*INFORMATION PROVIDED*
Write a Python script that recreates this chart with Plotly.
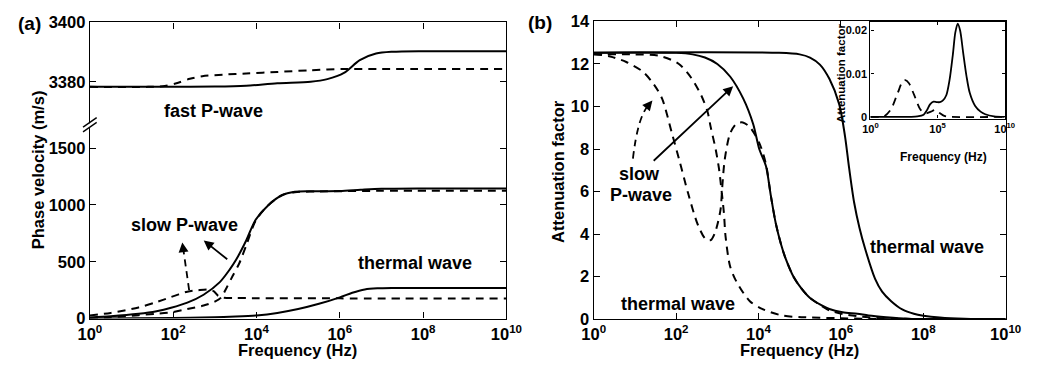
import numpy as np
import plotly.graph_objects as go

W, H = 1047, 380

# ---------------- data (frequencies given as log10(Hz)) ----------------
# Panel (a) - upper part: fast P-wave phase velocity (m/s)
a_fast_solid_logf = [0, 2, 3, 3.75, 4.5, 5.3, 5.7, 6.1, 6.48, 6.87, 7.26, 8, 10]
a_fast_solid_v = [3378.3, 3378.3, 3378.4, 3378.7, 3379.5, 3380.0, 3380.9, 3383.0, 3387.3, 3389.5, 3390.1, 3390.3, 3390.3]
a_fast_dash_logf = [0, 1.4, 1.8, 2.1, 2.4, 2.7, 3.2, 3.75, 4.5, 5.3, 6.1, 7, 10]
a_fast_dash_v = [3378.3, 3378.3, 3378.6, 3379.6, 3381.0, 3381.9, 3382.4, 3382.8, 3383.3, 3383.9, 3384.3, 3384.3, 3384.3]

# Panel (a) - lower part: slow P-wave and thermal wave
a_slow_solid_logf = [0, 0.5, 1.17, 1.6, 1.95, 2.34, 2.73, 3.12, 3.36, 3.51, 3.75, 3.98, 4.29, 4.61, 4.92, 5.3, 6.0, 6.5, 7.0, 8.0, 10]
a_slow_solid_v = [10, 20, 42, 65, 95, 140, 210, 321, 433, 517, 685, 870, 1000, 1085, 1115, 1120, 1122, 1133, 1142, 1145, 1145]
a_slow_dash_logf = [0, 0.5, 1.17, 1.56, 2.0, 2.34, 2.73, 3.0, 3.15, 3.28, 3.43, 3.59, 3.75, 3.98, 4.29, 4.61, 4.92, 5.5, 7, 10]
a_slow_dash_v = [5, 12, 30, 42, 58, 84, 115, 150, 185, 270, 377, 489, 640, 860, 1000, 1085, 1112, 1118, 1124, 1125]
a_therm_solid_logf = [0, 2, 3, 3.5, 4, 4.5, 5, 5.5, 6, 6.3, 6.6, 6.9, 7.3, 10]
a_therm_solid_v = [2, 5, 12, 18, 28, 50, 84, 130, 187, 228, 257, 267, 270, 270]
a_therm_dash_logf = [0, 0.5, 1.17, 1.56, 1.95, 2.34, 2.6, 2.85, 2.98, 3.08, 3.2, 3.5, 4, 6, 10]
a_therm_dash_v = [28, 50, 98, 140, 190, 237, 250, 256, 240, 200, 185, 181, 180, 178, 177]

# Panel (b): attenuation factor
b_slow_solid_logf = [0, 2.0, 2.4, 2.7, 3.0, 3.31, 3.63, 3.87, 4.02, 4.18, 4.3, 4.42, 4.55, 4.65, 4.85, 5.04, 5.25, 5.49, 5.72, 6.04, 6.4, 6.67, 7.1, 7.61, 8.5, 10]
b_slow_solid_v = [12.53, 12.52, 12.45, 12.3, 12.0, 11.41, 10.37, 9.18, 7.99, 7.2, 5.8, 4.5, 3.5, 2.9, 2.0, 1.45, 1.0, 0.7, 0.48, 0.33, 0.26, 0.18, 0.1, 0.03, 0.01, 0]
b_therm_solid_logf = [0, 4.5, 5.0, 5.25, 5.49, 5.72, 5.96, 6.1, 6.2, 6.32, 6.45, 6.59, 6.83, 7.0, 7.22, 7.5, 7.77, 8.0, 8.4, 9.0, 10]
b_therm_solid_v = [12.53, 12.52, 12.45, 12.3, 11.97, 11.3, 10.1, 8.6, 7.1, 5.5, 4.3, 3.3, 1.9, 1.3, 0.85, 0.45, 0.26, 0.17, 0.08, 0.02, 0]
b_slow_dash_logf = [0, 0.4, 0.79, 1.19, 1.46, 1.66, 1.9, 2.09, 2.29, 2.53, 2.72, 2.84, 2.95, 3.0, 3.08, 3.12, 3.18, 3.31, 3.47, 3.62, 3.79, 4.02, 4.18, 4.3, 4.42, 4.55, 4.65, 4.85, 5.04, 5.25, 5.49, 5.72, 6.04, 6.5, 7, 8, 10]
b_slow_dash_v = [12.46, 12.35, 12.09, 11.64, 11.04, 10.37, 8.73, 7.39, 5.93, 4.43, 3.76, 3.72, 4.1, 4.43, 5.18, 6.22, 7.5, 8.73, 9.2, 9.25, 9.03, 8.28, 7.3, 5.8, 4.5, 3.5, 2.9, 2.0, 1.45, 1.0, 0.68, 0.42, 0.25, 0.12, 0.05, 0.01, 0]
b_therm_dash_logf = [0, 1.0, 1.58, 2.06, 2.37, 2.61, 2.76, 2.84, 2.96, 3.04, 3.1, 3.16, 3.2, 3.31, 3.47, 3.79, 4.1, 4.57, 5.04, 6.0, 7.0, 10]
b_therm_dash_v = [12.46, 12.45, 12.39, 12.01, 11.34, 10.52, 9.78, 9.03, 7.99, 7.09, 6.1, 5.0, 3.9, 2.49, 1.75, 0.85, 0.48, 0.18, 0.1, 0.05, 0.01, 0]

# Inset of panel (b)
ins_solid_logf = [0, 3.0, 3.5, 3.96, 4.2, 4.44, 4.7, 4.95, 5.17, 5.4, 5.65, 5.89, 6.14, 6.32, 6.5, 6.68, 6.9, 7.15, 7.4, 7.8, 8.2, 8.55, 9.2, 10]
ins_solid_v = [0, 0, 0.0001, 0.0005, 0.0015, 0.0029, 0.0035, 0.0034, 0.0034, 0.0038, 0.0050, 0.0085, 0.0145, 0.0195, 0.0216, 0.0200, 0.0150, 0.0095, 0.0055, 0.0025, 0.0012, 0.0006, 0.0001, 0]
ins_dash_logf = [0, 0.8, 1.06, 1.54, 2.03, 2.4, 2.6, 2.87, 3.24, 3.72, 4.1, 4.5, 4.8, 5.1, 5.5, 6, 10]
ins_dash_v = [0, 0, 0.0002, 0.0018, 0.0055, 0.0082, 0.0085, 0.0078, 0.0052, 0.0017, 0.0008, 0.0012, 0.0016, 0.0010, 0.0002, 0, 0]

x_tick_vals = [1e0, 1e2, 1e4, 1e6, 1e8, 1e10]
x_tick_text = ["10<sup>0</sup>", "10<sup>2</sup>", "10<sup>4</sup>", "10<sup>6</sup>", "10<sup>8</sup>", "10<sup>10</sup>"]
ins_x_tick_vals = [1e0, 1e5, 1e10]
ins_x_tick_text = ["10<sup>0</sup>", "10<sup>5</sup>", "10<sup>10</sup>"]

# ---------------- helpers ----------------
FONT = "Liberation Sans, Arial, sans-serif"
DASH = "8px,6px"


def fx(x):
    return x / W


def fy(y):
    return 1 - y / H


def hz(logf):
    return 10.0 ** np.array(logf, dtype=float)


def line_trace(logf, v, xa, ya, dashed=False, width=2.0):
    return go.Scatter(
        x=hz(logf), y=v, xaxis=xa, yaxis=ya, mode="lines",
        line=dict(color="black", width=width, dash=DASH if dashed else "solid",
                  shape="spline", smoothing=0.8),
        hoverinfo="skip", showlegend=False,
    )


fig = go.Figure()
# panel (a)
fig.add_trace(line_trace(a_fast_solid_logf, a_fast_solid_v, "x2", "y2"))
fig.add_trace(line_trace(a_fast_dash_logf, a_fast_dash_v, "x2", "y2", dashed=True))
fig.add_trace(line_trace(a_slow_solid_logf, a_slow_solid_v, "x", "y"))
fig.add_trace(line_trace(a_slow_dash_logf, a_slow_dash_v, "x", "y", dashed=True))
fig.add_trace(line_trace(a_therm_solid_logf, a_therm_solid_v, "x", "y"))
fig.add_trace(line_trace(a_therm_dash_logf, a_therm_dash_v, "x", "y", dashed=True))
# panel (b)
fig.add_trace(line_trace(b_slow_solid_logf, b_slow_solid_v, "x3", "y3"))
fig.add_trace(line_trace(b_therm_solid_logf, b_therm_solid_v, "x3", "y3"))
fig.add_trace(line_trace(b_slow_dash_logf, b_slow_dash_v, "x3", "y3", dashed=True))
fig.add_trace(line_trace(b_therm_dash_logf, b_therm_dash_v, "x3", "y3", dashed=True))
# inset
fig.add_trace(line_trace(ins_solid_logf, ins_solid_v, "x4", "y4", width=1.8))
fig.add_trace(line_trace(ins_dash_logf, ins_dash_v, "x4", "y4", dashed=True, width=1.8))
# empty carriers so the tick-only overlay axes of panel (b) are drawn
fig.add_trace(go.Scatter(x=[None], y=[None], xaxis="x5", yaxis="y3", showlegend=False, hoverinfo="skip"))
fig.add_trace(go.Scatter(x=[None], y=[None], xaxis="x3", yaxis="y5", showlegend=False, hoverinfo="skip"))

tickfont = dict(family=FONT, size=16.5, color="black", weight="bold")
small_tickfont = dict(family=FONT, size=11, color="black", weight="bold")
common = dict(showgrid=False, zeroline=False, showline=True, linecolor="black",
              linewidth=1.4, ticks="inside", ticklen=6, tickwidth=1.3, tickcolor="black")

# panel (a) geometry (pixels)
aL, aR, aT, aBrk, aB = 80, 508, 14, 122, 325
# panel (b) geometry
bL, bR, bT, bB = 597.7, 1021, 13, 325.7
# inset geometry
iL, iR, iT, iB = 882, 1020, 14, 115

fig.update_layout(
    width=W, height=H, margin=dict(l=0, r=0, t=0, b=0),
    paper_bgcolor="white", plot_bgcolor="white", showlegend=False,
    xaxis=dict(type="log", range=[0, 10], domain=[fx(aL), fx(aR)], anchor="y",
               tickvals=x_tick_vals, ticktext=x_tick_text, tickfont=tickfont,
               mirror=False, **common),
    yaxis=dict(range=[0, 1701], domain=[fy(aB), fy(aBrk)], anchor="x",
               tickvals=[0, 500, 1000, 1500], tickfont=tickfont, mirror="ticks", **common),
    xaxis2=dict(type="log", range=[0, 10], domain=[fx(aL), fx(aR)], anchor="y2", side="top",
                tickvals=x_tick_vals, showticklabels=False, mirror=False, **common),
    yaxis2=dict(range=[3365.4, 3400], domain=[fy(aBrk), fy(aT)], anchor="x2",
                tickvals=[3380, 3400], tickfont=tickfont, mirror="ticks", **common),
    xaxis3=dict(type="log", range=[0, 10], domain=[fx(bL), fx(bR)], anchor="y3",
                tickvals=x_tick_vals, ticktext=x_tick_text, tickfont=tickfont,
                mirror=True, **common),
    yaxis3=dict(range=[0, 14], domain=[fy(bB), fy(bT)], anchor="x3",
                tickvals=[0, 2, 4, 6, 8, 10, 12, 14], tickfont=tickfont, mirror=True, **common),
    xaxis5=dict(type="log", range=[0, 10], overlaying="x3", anchor="y3", side="top",
                tickvals=[1e2, 1e4, 1e6], showticklabels=False,
                showgrid=False, zeroline=False, showline=False,
                ticks="inside", ticklen=6, tickwidth=1.3, tickcolor="black"),
    yaxis5=dict(range=[0, 14], overlaying="y3", anchor="x3", side="right",
                tickvals=[0, 2, 4, 6, 8], showticklabels=False,
                showgrid=False, zeroline=False, showline=False,
                ticks="inside", ticklen=6, tickwidth=1.3, tickcolor="black"),
    xaxis4=dict(type="log", range=[0, 10], domain=[fx(iL), fx(iR)], anchor="y4",
                tickvals=ins_x_tick_vals, ticktext=ins_x_tick_text, tickfont=small_tickfont,
                mirror="ticks", **{**common, "ticklen": 3, "linewidth": 1.2}),
    yaxis4=dict(range=[-0.0004, 0.0219], domain=[fy(iB), fy(iT)], anchor="x4",
                tickvals=[0, 0.01, 0.02], ticktext=["0", "0.01", "0.02"], tickfont=small_tickfont,
                mirror="ticks", **{**common, "ticklen": 3, "linewidth": 1.2}),
)


def text(s, x, y, size=18, angle=0):
    fig.add_annotation(text=s, x=fx(x), y=fy(y), xref="paper", yref="paper",
                       showarrow=False, textangle=angle, xanchor="center", yanchor="middle",
                       font=dict(family=FONT, size=size, color="black", weight="bold"))


# panel labels and axis titles
text("(a)", 18, 15, 19)
text("(b)", 542, 14, 19)
text("Phase velocity (m/s)", 27, 169, 16.5, -90)
text("Frequency (Hz)", 293, 358, 16.5)
text("Attenuation factor", 561, 170, 16.5, -90)
text("Frequency (Hz)", 809, 358, 16.5)
text("Attenuation factor", 852, 67, 11.5, -90)
text("Frequency (Hz)", 957, 155, 12)

# curve labels
text("fast P-wave", 207, 107)
text("slow P-wave", 177, 227)
text("thermal wave", 414, 267)
text("slow", 645, 173)
text("P-wave", 646, 195)
text("thermal wave", 684, 310)
text("thermal wave", 940, 250)


def arrow(tail, head, width=1.8):
    fig.add_annotation(x=fx(head[0]), y=fy(head[1]), xref="paper", yref="paper",
                       ax=tail[0] - head[0], ay=tail[1] - head[1], axref="pixel", ayref="pixel",
                       text="", showarrow=True, arrowhead=2, arrowsize=1.1,
                       arrowwidth=width, arrowcolor="black", standoff=0)


# solid arrows
arrow((222, 263), (197, 243))
arrow((660, 157), (741, 81))

# dashed arrow (a): straight dashed shaft + head
fig.add_shape(type="line", xref="paper", yref="paper",
              x0=fx(182), y0=fy(295), x1=fx(176), y1=fy(252),
              line=dict(color="black", width=1.8, dash="7px,5px"))
arrow((176, 253), (175, 245))
# dashed curved arrow (b)
fig.add_shape(type="path", xref="paper", yref="paper",
              path=f"M {fx(638)},{fy(157)} Q {fx(643)},{fy(113)} {fx(654)},{fy(101)}",
              line=dict(color="black", width=1.8, dash="7px,5px"))
arrow((653, 102), (658, 96))

# axis-break mark on the left spine of panel (a)
fig.add_shape(type="rect", xref="paper", yref="paper",
              x0=fx(77), x1=fx(83), y0=fy(125), y1=fy(120),
              line=dict(width=0), fillcolor="white")
for dy in (0, 5):
    fig.add_shape(type="line", xref="paper", yref="paper",
                  x0=fx(73), y0=fy(126 + dy - 2), x1=fx(87), y1=fy(116 + dy - 2),
                  line=dict(color="black", width=1.4))

# remove the default page margin so the figure fills the 1047x380 window exactly
fig.write_html(
    "out.html",
    post_script="document.documentElement.style.margin='0';document.body.style.margin='0';"
                "document.body.style.overflow='hidden';",
)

*WRITTEN TASK*
Repeat the listing above from its first line through the line that contains "3384.3, 3384.3, 3384.3]", both included, and nothing more. Drop the pictures.

*WRITTEN REPLY*
Write a Python script that recreates this chart with Plotly.
import numpy as np
import plotly.graph_objects as go

W, H = 1047, 380

# ---------------- data (frequencies given as log10(Hz)) ----------------
# Panel (a) - upper part: fast P-wave phase velocity (m/s)
a_fast_solid_logf = [0, 2, 3, 3.75, 4.5, 5.3, 5.7, 6.1, 6.48, 6.87, 7.26, 8, 10]
a_fast_solid_v = [3378.3, 3378.3, 3378.4, 3378.7, 3379.5, 3380.0, 3380.9, 3383.0, 3387.3, 3389.5, 3390.1, 3390.3, 3390.3]
a_fast_dash_logf = [0, 1.4, 1.8, 2.1, 2.4, 2.7, 3.2, 3.75, 4.5, 5.3, 6.1, 7, 10]
a_fast_dash_v = [3378.3, 3378.3, 3378.6, 3379.6, 3381.0, 3381.9, 3382.4, 3382.8, 3383.3, 3383.9, 3384.3, 3384.3, 3384.3]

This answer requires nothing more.